• Challenge: Scan the data that follows and count the lines with the string "this"; answer with the count alone.

-------- Record list --------

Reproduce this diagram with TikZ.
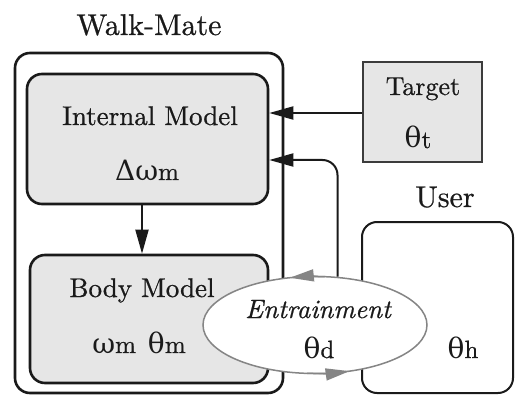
\documentclass[tikz,border=0pt]{standalone}
\usepackage{fontspec}
% Latin Modern at the 10pt design, with a slightly emboldened variant for the labels
\setmainfont{lmroman10-regular.otf}[
  ItalicFont=lmroman10-italic.otf,
  BoldFont=lmroman10-regular.otf,
  BoldFeatures={FakeBold=0.7},
  BoldItalicFont=lmroman10-italic.otf,
  BoldItalicFeatures={FakeBold=0.7}]
\newfontfamily\greekserif{DejaVu Serif}
\usetikzlibrary{arrows.meta,shapes.geometric}
% Greek symbol followed by a smaller upright index letter on the baseline
\newcommand\gsub[2]{{\greekserif\mdseries\fontsize{28}{34}\selectfont #1}{\fontsize{25}{28}\selectfont #2}}
\definecolor{boxfill}{HTML}{E6E6E6}
\definecolor{ink}{HTML}{1A1A1A}
\definecolor{loopgray}{HTML}{858585}
\begin{document}
\begin{tikzpicture}[x=1pt,y=-1pt,
  panel/.style={draw=ink, line width=2.6pt, rounded corners=15pt, inner sep=0pt},
  modelbox/.style={panel, fill=boxfill},
  targetbox/.style={draw=ink!85, line width=1.8pt, fill=boxfill, inner sep=0pt},
  lbl/.style={font=\bfseries\fontsize{27}{32}\selectfont, inner sep=0pt, anchor=base, text=ink},
  arr/.style={draw=ink, line width=2pt, -{Triangle[length=24pt,width=13pt]}},
  gtip/.style={draw=loopgray, line width=1.5pt, -{Triangle[length=24pt,width=12pt]}, fill=loopgray}
]
\useasboundingbox (0,0) rectangle (515,396);

% frames
\node[panel, minimum width=268pt, minimum height=340pt] (wm) at (149,223) {};
\node[modelbox, minimum width=241pt, minimum height=130pt] (im) at (147.5,139) {};
\node[modelbox, minimum width=238pt, minimum height=128pt] (bm) at (149,319) {};
\node[targetbox, minimum width=119pt, minimum height=100pt] (tg) at (422.5,112) {};
\node[panel, line width=2pt, minimum width=151pt, minimum height=171pt] (us) at (437.5,307.5) {};

% connectors
\draw[arr] ([xshift=-5.5pt]im.south) -- ([xshift=-5.5pt]im.south |- bm.north);
\draw[arr] ([yshift=-1pt]tg.west) -- ([yshift=-1pt]tg.west -| im.east);

% entrainment loop
\node[draw=loopgray, line width=1.5pt, fill=white, ellipse, minimum width=224pt, minimum height=97pt, inner sep=0pt] (ent) at (315,325) {};
\draw[arr, rounded corners=15pt] (ent.65) |- ([yshift=-21pt]im.east);
\draw[gtip] ([shift={(85:112pt and 48.5pt)}]ent.center) arc[start angle=85, end angle=103, x radius=112pt, y radius=48.5pt];
\draw[gtip] ([shift={(-94:112pt and 48.5pt)}]ent.center) arc[start angle=-94, end angle=-72, x radius=112pt, y radius=48.5pt];

% labels
\node[lbl, font=\bfseries\fontsize{30}{36}\selectfont] (wmt) at (149,35) {Walk-Mate};
\node[lbl] (imt) at (150,125) {Internal Model};
\node[lbl] (imv) at (147,180) {\gsub{Δω}{m}};
\node[lbl] (bmt) at (142,297) {Body Model};
\node[lbl] (bmv) at (139,353) {\gsub{ω}{m}\hspace{12pt}\gsub{θ}{m}};
\node[lbl, font=\bfseries\fontsize{26}{30}\selectfont] (tgt) at (423,95) {Target};
\node[lbl] (tgv) at (418,148) {\gsub{θ}{t}};
\node[lbl, font=\bfseries\fontsize{30}{34}\selectfont] (ust) at (445,207) {User};
\node[lbl, font=\bfseries\itshape\fontsize{26.5}{32}\selectfont] (entt) at (318,318) {Entrainment};
\node[lbl] (entv) at (319,358) {\gsub{θ}{d}};
\node[lbl] (usv) at (463,358) {\gsub{θ}{h}};
\end{tikzpicture}
\end{document}
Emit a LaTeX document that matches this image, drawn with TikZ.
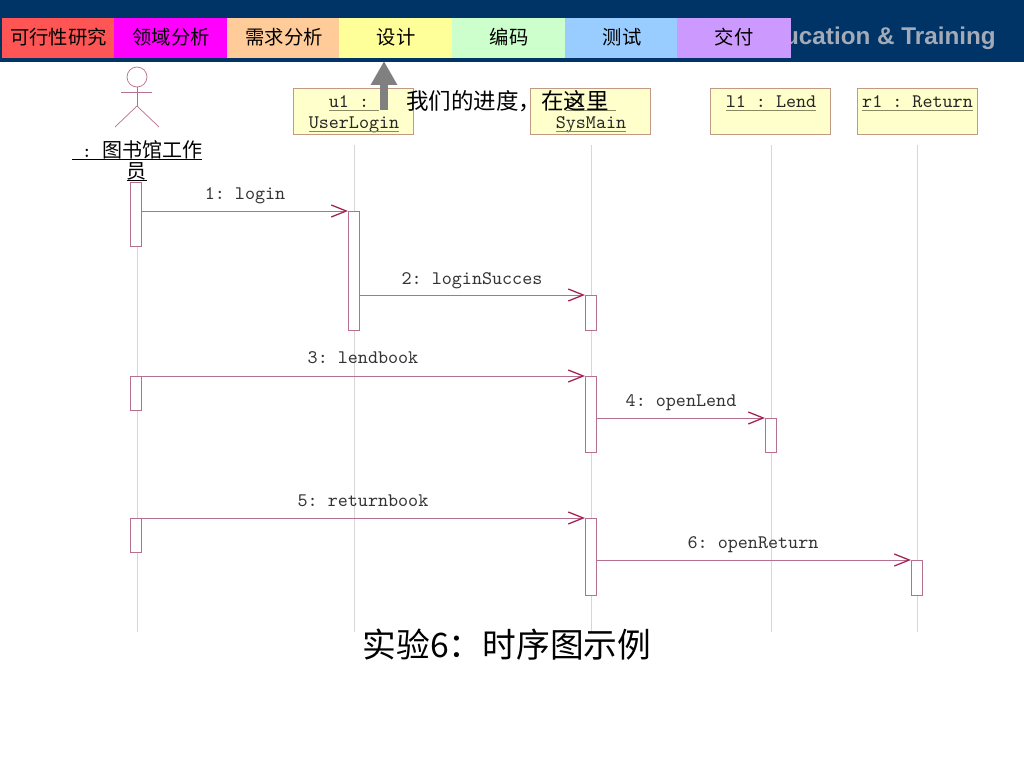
\documentclass[tikz,border=0pt]{standalone}
\usepackage{fontspec}
\setmonofont{Latin Modern Mono}
\setsansfont{Liberation Sans}
\newfontfamily\cjk{Noto Sans CJK SC}
\usetikzlibrary{arrows.meta}
\definecolor{banner}{HTML}{003366}
\definecolor{bannertext}{HTML}{A3ABB9}
\definecolor{boxfill}{HTML}{FFFFCC}
\definecolor{boxline}{HTML}{C09A85}
\definecolor{underln}{HTML}{8A8A62}
\definecolor{lifeln}{HTML}{D9D4D6}
\definecolor{seqline}{HTML}{B5708F}
\definecolor{seqtip}{HTML}{A3204F}
\definecolor{tabpink}{HTML}{FF00FF}
\newcommand{\flatline}[1]{\underline{\raisebox{0pt}[\height][0pt]{#1}}}
\newcommand{\objname}[1]{\textcolor{underln}{\flatline{\textcolor{black!85}{#1}}}}
\tikzset{
  tabbox/.style={minimum width=2.28cm,minimum height=0.8cm,inner sep=0pt,text height=8.6pt,text depth=1.4pt,font=\cjk\fontsize{11}{12}\selectfont},
  objbox/.style={draw=boxline,fill=boxfill,anchor=north west,minimum width=2.41cm,minimum height=0.93cm,inner sep=0pt},
  objtext/.style={font=\ttfamily\fontsize{10.9}{12}\selectfont,align=center,anchor=north},
  actbar/.style={draw=seqline,fill=white,anchor=north,minimum width=0.23cm,inner sep=0pt},
  lifeline/.style={draw=lifeln,line width=0.5pt},
  seqmsg/.style={draw=seqline,line width=0.5pt,-{Straight Barb[length=0.3cm,width=0.24cm,color=seqtip,line width=0.7pt]}},
  msgtext/.style={font=\ttfamily\fontsize{10.9}{12}\selectfont,text=black!80,text height=7pt,text depth=2pt}
}
\begin{document}
\begin{tikzpicture}[x=0.02cm,y=-0.02cm]
  \useasboundingbox (0,0) rectangle (1024,768);
  % banner and tabs
  \fill [banner] (0,0) rectangle (1024,62);
  \node (trainer) [anchor=east,inner sep=0pt,text=bannertext,font=\sffamily\bfseries\fontsize{13.8}{16}\selectfont] at (996,38) {ucation \& Training};
  \node (tabfeas) [tabbox,fill={rgb,255:red,255;green,85;blue,85}] at (58.5,38) {可行性研究};
  \node (tabdomain) [tabbox,fill=tabpink] at (171,38) {领域分析};
  \node (tabreq) [tabbox,fill={rgb,255:red,255;green,204;blue,153}] at (284,38) {需求分析};
  \node (tabdesign) [tabbox,fill={rgb,255:red,255;green,255;blue,153}] at (396,38) {设计};
  \node (tabcode) [tabbox,fill={rgb,255:red,204;green,255;blue,204}] at (509,38) {编码};
  \node (tabtest) [tabbox,fill={rgb,255:red,153;green,204;blue,255}] at (622,38) {测试};
  \node (tabship) [tabbox,fill={rgb,255:red,204;green,153;blue,255}] at (734,38) {交付};
  % actor
  \node (head) [draw=seqline,circle,minimum size=0.4cm,inner sep=0pt] at (137,77) {};
  \coordinate (hip) at (137,106);
  \coordinate (armL) at (121,92);
  \coordinate (armR) at (152,92);
  \coordinate (legL) at (115,127);
  \coordinate (legR) at (159,127);
  \draw [seqline] (head.south)--(hip);
  \draw [seqline] (armL)--(armR);
  \draw [seqline] (legL)--(hip)--(legR);
  \node (actor) [objtext,inner sep=0pt] at (137,140) {\flatline{\ :\ {\cjk\fontsize{11.4}{12}\selectfont 图书馆工作}}\\\flatline{\cjk\fontsize{11.4}{12}\selectfont 员}};
  % objects
  \node (login) [objbox] at (293,88) {};
  \node (sysmain) [objbox] at (530,88) {};
  \node (lend) [objbox] at (710,88) {};
  \node (return) [objbox] at (857,88) {};
  \node (logintext) [objtext,inner sep=0pt] at (354,95.5) {\objname{u1 :\ }\\\objname{UserLogin}};
  \node (maintext) [objtext,inner sep=0pt] at (591,95.5) {\objname{s1 :\ }\\\objname{SysMain}};
  \node (lendtext) [objtext,inner sep=0pt] at (771,95.5) {\objname{l1 : Lend}};
  \node (rettext) [objtext,inner sep=0pt] at (917.5,95.5) {\objname{r1 : Return}};
  % life lines
  \coordinate (endA) at (137,632);
  \coordinate (endU) at (354,632);
  \coordinate (endS) at (591,632);
  \coordinate (endL) at (771,632);
  \coordinate (endR) at (917,632);
  \coordinate (topA) at (137,182);
  \coordinate (topU) at (354,145);
  \coordinate (topS) at (591,145);
  \coordinate (topL) at (771,145);
  \coordinate (topR) at (917,145);
  \draw [lifeline] (topA)--(endA);
  \draw [lifeline] (topU)--(endU);
  \draw [lifeline] (topS)--(endS);
  \draw [lifeline] (topL)--(endL);
  \draw [lifeline] (topR)--(endR);
  % activations
  \node (barA1) [actbar,minimum height=1.28cm] at (136,182) {};
  \node (barU) [actbar,minimum height=2.38cm] at (354,211) {};
  \node (barS1) [actbar,minimum height=0.7cm] at (591,295) {};
  \node (barA2) [actbar,minimum height=0.68cm] at (136,376) {};
  \node (barS2) [actbar,minimum height=1.52cm] at (591,376) {};
  \node (barL) [actbar,minimum height=0.68cm] at (771,418) {};
  \node (barA3) [actbar,minimum height=0.68cm] at (136,518) {};
  \node (barS3) [actbar,minimum height=1.54cm] at (591,518) {};
  \node (barR) [actbar,minimum height=0.7cm] at (917,560) {};
  % messages
  \draw [seqmsg] (barA1.east |- barU.north west)--(barU.north west);
  \draw [seqmsg] (barU.east |- barS1.north west)--(barS1.north west);
  \draw [seqmsg] (barA2.north east)--(barS2.north west);
  \draw [seqmsg] (barS2.east |- barL.north west)--(barL.north west);
  \draw [seqmsg] (barA3.north east)--(barS3.north west);
  \draw [seqmsg] (barS3.east |- barR.north west)--(barR.north west);
  \node (msg1) [msgtext] at (245,195) {1: login};
  \node (msg2) [msgtext] at (472,280) {2: loginSucces};
  \node (msg3) [msgtext] at (363,359.5) {3: lendbook};
  \node (msg4) [msgtext] at (681,402) {4: openLend};
  \node (msg5) [msgtext] at (363,502) {5: returnbook};
  \node (msg6) [msgtext] at (753,544) {6: openReturn};
  % progress note
  \coordinate (pointfoot) at (384,110);
  \coordinate (pointtip) at (384,61);
  \draw [line width=0.16cm,draw=gray,-{Triangle[length=0.48cm,width=0.5cm]}] (pointfoot)--(pointtip);
  \node (progress) [anchor=west,inner sep=0pt,font=\cjk\fontsize{12.8}{14}\selectfont] at (406,101.5) {我们的进度，在这里};
  \node (caption) [inner sep=0pt,font=\cjk\fontsize{19.2}{22}\selectfont] at (507,645) {实验6：时序图示例};
\end{tikzpicture}
\end{document}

--------

• Correct output: 2